If you ever watch a movie that has a movie or video scene being part of that movie, you will always see a fairly accurate set decoration: lighting, rigging, boom operator, monitors, sound guy, costuming, props, etc- all the needed technical things that lend to the credibility of the scene. But 99 times out of a hundred if it has anything to do with music- be it in a club, concert hall, or the studio, those details get glossed over, ignored or forgotten by the director:(1) Electric Instruments, mixing consoles, and mic's have no cables,(2) sound timbre does not match the instrument- examples:Fender Rhodes sounds like an acoustic piano, real strings and horns from a synthesizer, vocalist voice is doubled- even thought there is only one of her,(3) instrumentation does not match the recorded music- big orchestral sound from a trio, harmony vocals by absent singers, single sax is now a horn section, chords being played on monophonic synthesizer, (4) ambiance is all wrong- reverb, echos, big crowd sounds in a small club, perfectly blended and mixed sound.(5) Hands and mouth don't sync up with the music- my personal favorite is the piano glissando that looks going up but we hear it going down, music that fades out. (6) artist who dress up in the studio- they never do that (7) full band recording in the same room with the vocalist- NEVER HAPPENS! (8) vocalist holding the mic in hand in the studio- NEVER HAPPENS!(9) All musicians wear leather and have long hair (10) A record exec walks in the scene and gives the act a record deal- NEVER HAPPENS. Common Hollywood get your act together already.

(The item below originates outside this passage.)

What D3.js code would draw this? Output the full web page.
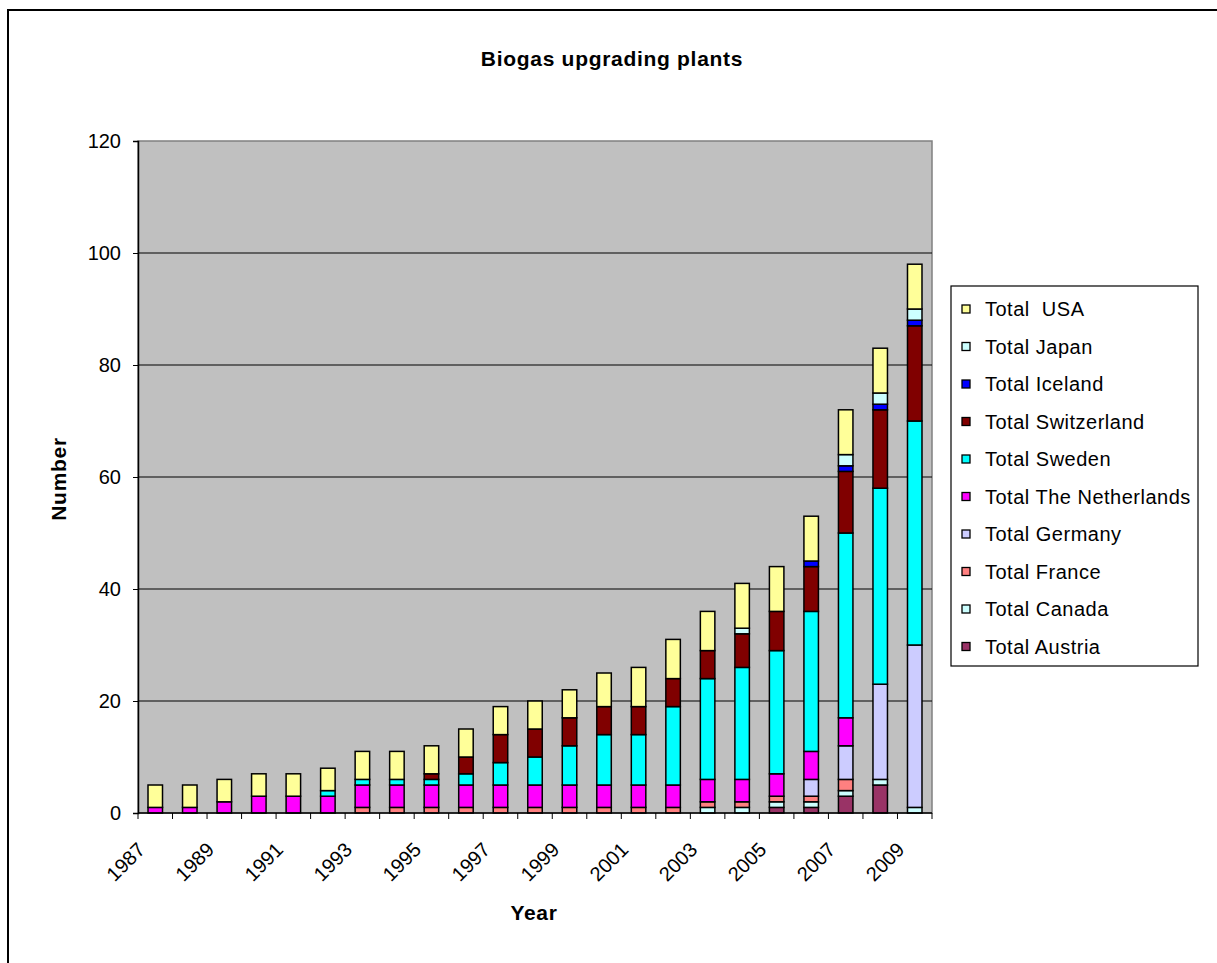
<!DOCTYPE html>
<html>
<head>
<meta charset="utf-8">
<script src="https://cdn.jsdelivr.net/npm/d3@7"></script>
<style>
  body { margin: 0; background: #fff; }
  svg text { font-family: "Liberation Sans", Arial, sans-serif; }
</style>
</head>
<body>
<svg id="chart" width="1217" height="963"></svg>
<script>
// data (1987 - 2009)
const years = d3.range(1987, 2010);
const austria     = [0,0,0,0,0,0,0,0,0,0,0,0,0,0,0,0,0,0,1,1,3,5,0];
const canada      = [0,0,0,0,0,0,0,0,0,0,0,0,0,0,0,0,1,1,1,1,1,1,1];
const france      = [0,0,0,0,0,0,1,1,1,1,1,1,1,1,1,1,1,1,1,1,2,0,0];
const germany     = [0,0,0,0,0,0,0,0,0,0,0,0,0,0,0,0,0,0,0,3,6,17,29];
const netherlands = [1,1,2,3,3,3,4,4,4,4,4,4,4,4,4,4,4,4,4,5,5,0,0];
const sweden      = [0,0,0,0,0,1,1,1,1,2,4,5,7,9,9,14,18,20,22,25,33,35,40];
const switzerland = [0,0,0,0,0,0,0,0,1,3,5,5,5,5,5,5,5,6,7,8,11,14,17];
const iceland     = [0,0,0,0,0,0,0,0,0,0,0,0,0,0,0,0,0,0,0,1,1,1,1];
const japan       = [0,0,0,0,0,0,0,0,0,0,0,0,0,0,0,0,0,1,0,0,2,2,2];
const usa         = [4,4,4,4,4,4,5,5,5,5,5,5,5,6,7,7,7,8,8,8,8,8,8];

// stack order, bottom to top
const series = [
  {key: "Austria", name: "Total Austria", values: austria, color: "#993366"},
  {key: "Canada", name: "Total Canada", values: canada, color: "#CCFFFF"},
  {key: "France", name: "Total France", values: france, color: "#FF8080"},
  {key: "Germany", name: "Total Germany", values: germany, color: "#CCCCFF"},
  {key: "Netherlands", name: "Total The Netherlands", values: netherlands, color: "#FF00FF"},
  {key: "Sweden", name: "Total Sweden", values: sweden, color: "#00FFFF"},
  {key: "Switzerland", name: "Total Switzerland", values: switzerland, color: "#800000"},
  {key: "Iceland", name: "Total Iceland", values: iceland, color: "#0000FF"},
  {key: "Japan", name: "Total Japan", values: japan, color: "#CCFFFF"},
  {key: "USA", name: "Total  USA", values: usa, color: "#FFFF99"}
];
const yTicks = [0, 20, 40, 60, 80, 100, 120];

const rows = years.map((y, i) => {
  const r = {year: y};
  series.forEach(s => r[s.key] = s.values[i]);
  return r;
});

const svg = d3.select('#chart');
const plotL = 138, plotR = 932, plotT = 141, plotB = 813;

// outer chart border
svg.append('rect')
  .attr('x', 8).attr('y', 10)
  .attr('width', 1230).attr('height', 980)
  .attr('fill', 'none').attr('stroke', '#000').attr('stroke-width', 2);

const xScale = d3.scaleBand().domain(years).range([plotL, plotR]).paddingInner(0.58).paddingOuter(0.29);
const yScale = d3.scaleLinear().domain([0, 120]).range([plotB, plotT]);

// plot area
svg.append('rect')
  .attr('x', plotL).attr('y', plotT)
  .attr('width', plotR - plotL).attr('height', plotB - plotT)
  .attr('fill', '#C0C0C0').attr('stroke', '#808080').attr('stroke-width', 1.5);

// gridlines
svg.append('g').selectAll('line')
  .data(yTicks.filter(t => t > 0 && t < 120))
  .join('line')
  .attr('x1', plotL).attr('x2', plotR)
  .attr('y1', d => yScale(d)).attr('y2', d => yScale(d))
  .attr('stroke', '#000').attr('stroke-width', 1);

// bars
const stacked = d3.stack().keys(series.map(s => s.key))(rows);
const barG = svg.append('g');
stacked.forEach((layer, li) => {
  barG.append('g')
    .attr('fill', series[li].color)
    .selectAll('rect')
    .data(layer.filter(d => d[1] > d[0]))
    .join('rect')
    .attr('x', d => xScale(d.data.year))
    .attr('width', xScale.bandwidth())
    .attr('y', d => yScale(d[1]))
    .attr('height', d => yScale(d[0]) - yScale(d[1]))
    .attr('stroke', '#000').attr('stroke-width', 1.5);
});

// y axis
const yAxis = d3.axisLeft(yScale).tickValues(yTicks).tickSize(5).tickPadding(12);
const yg = svg.append('g').attr('transform', `translate(${plotL},0)`).call(yAxis);
yg.select('.domain').attr('stroke', '#000').attr('stroke-width', 1.5);
yg.selectAll('.tick line').attr('stroke', '#000');
yg.selectAll('.tick text').attr('font-size', 20).attr('fill', '#000')
  .style('font-family', '"Liberation Sans", Arial, sans-serif');

// x axis line and ticks between categories
const step = xScale.step();
svg.append('line')
  .attr('x1', plotL).attr('x2', plotR).attr('y1', plotB).attr('y2', plotB)
  .attr('stroke', '#000').attr('stroke-width', 1.5);
svg.append('g').selectAll('line')
  .data(d3.range(years.length + 1))
  .join('line')
  .attr('x1', i => plotL + i * step).attr('x2', i => plotL + i * step)
  .attr('y1', plotB).attr('y2', plotB + 6)
  .attr('stroke', '#000');

// x labels, every other year
svg.append('g').selectAll('text')
  .data(years.filter((y, i) => i % 2 === 0))
  .join('text')
  .attr('transform', d => `translate(${xScale(d) + xScale.bandwidth() / 2 - 9},${plotB + 38}) rotate(-45)`)
  .attr('text-anchor', 'end')
  .attr('font-size', 20)
  .text(d => d);

// titles
const boldText = (sel) => sel.attr('text-anchor', 'middle')
  .attr('font-size', 21).attr('font-weight', 'bold').attr('letter-spacing', 0.7);
svg.append('text')
  .attr('x', 612).attr('y', 66)
  .call(boldText)
  .text('Biogas upgrading plants');
svg.append('text')
  .attr('x', 534).attr('y', 920)
  .call(boldText)
  .text('Year');
svg.append('text')
  .attr('transform', 'translate(66,479) rotate(-90)')
  .call(boldText)
  .text('Number');

// legend
const lg = svg.append('g');
lg.append('rect')
  .attr('x', 951).attr('y', 286)
  .attr('width', 247).attr('height', 380)
  .attr('fill', '#fff').attr('stroke', '#000').attr('stroke-width', 1.2);
const legendItems = series.slice().reverse();
const item = lg.selectAll('g.item')
  .data(legendItems)
  .join('g')
  .attr('class', 'item')
  .attr('transform', (d, i) => `translate(962,${309 + i * 37.5})`);
item.append('rect')
  .attr('x', 0).attr('y', -4)
  .attr('width', 8).attr('height', 8)
  .attr('fill', d => d.color).attr('stroke', '#000').attr('stroke-width', 1.3);
item.append('text')
  .attr('x', 23).attr('y', 7)
  .attr('font-size', 20)
  .attr('letter-spacing', 0.5)
  .style('white-space', 'pre')
  .text(d => d.name);
</script>
</body>
</html>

*** This review may contain spoilers ***
Cadillac records has a fantastic soundtrack. Having said that, personally I think it would have worked better as a mini-series. There are so many characters that it's difficult to focus on just one. Nevertheless, many actors shine in their roles. Adrien Brody tackles a difficult role with his usual ease. The fabulous Jeffrey Wright is a stand-out, Mos Def is an irrepressible Chuck Berry and Gabrielle Union is quietly impressive in a supporting role. Beyonce, however, in a key role of Etta James is woefully miscast and her acting talents are dubious. The script is good, the set-pieces attractive and the film is beautifully shot.